I suggest our own version of “Extreme Makeover”. Let’s help attract good dates and solid future relationships. First let’s do something about Tenth Avenue South. I don’t understand why we spent money making Central Avenue harder to navigate and easier to vandalize, while at the same time I try to avoid showing newcomers Tenth Avenue South.

Our town has lost potential professionals looking to relocate here in the ten minutes it takes to drive from the airport down Tenth. I’m tempted to set up flowerpots in the medians myself.

I would suggest that as a community we establish an identity that is easily perceived and understood and communicate this to visitors and suitors: we can’t do this without doing something about the blight of Tenth Avenue South. Our sister cities have for the most part good (or at least understandable) first impressions: we do not.

The Great Falls Tribune can be a standard bearer for a makeover. Let’s push our assets and let the Tribune do, what a classic ‘tribune’ is supposed to do: spread the word. The Tribune itself is one of our best assets. It’s Montana’s best daily by far. Let’s start by asking the Tribune to cancel its skewed “Greatest of Great Falls” contest and replace it by helping to assemble 100 reasons why Great Falls is a great place to live. From this list perhaps we can form an identity, and use it as a litmus test to see which potential development may be a true asset.

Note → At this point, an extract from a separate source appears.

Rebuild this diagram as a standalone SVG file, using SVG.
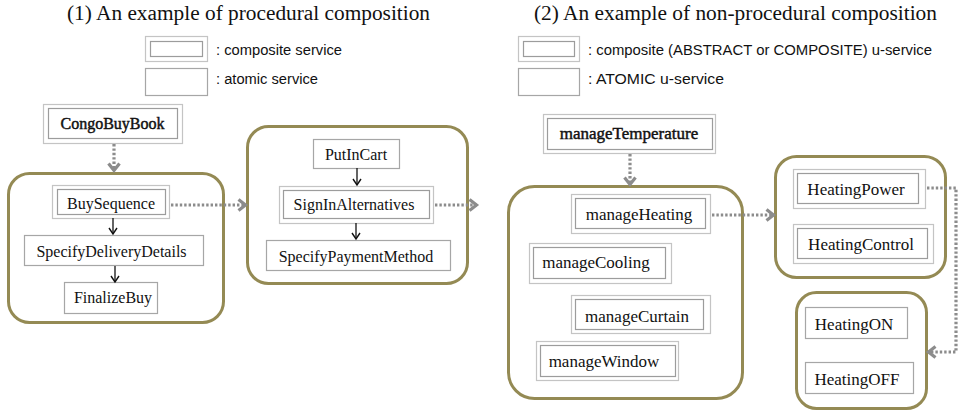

Our hundred reasons can be assembled by everyone from school kids to business executives to retirees, and used for promotion and reference lest we forget that we are the ambassadors for our own future.

At critical votes in local government the list can be removed from pockets, unfolded and flailed so our elected officials remember what’s consistent with our assets and what looks—or smells—bad.

I’ve lived in Great Falls pretty much all my life. It’s a great place to live and raise kids, but now my kids are growing up and moving away. I’d sure like to learn them home. When they come to town, I’d like to offer them more than Tenth Avenue South, and a shrinking population base.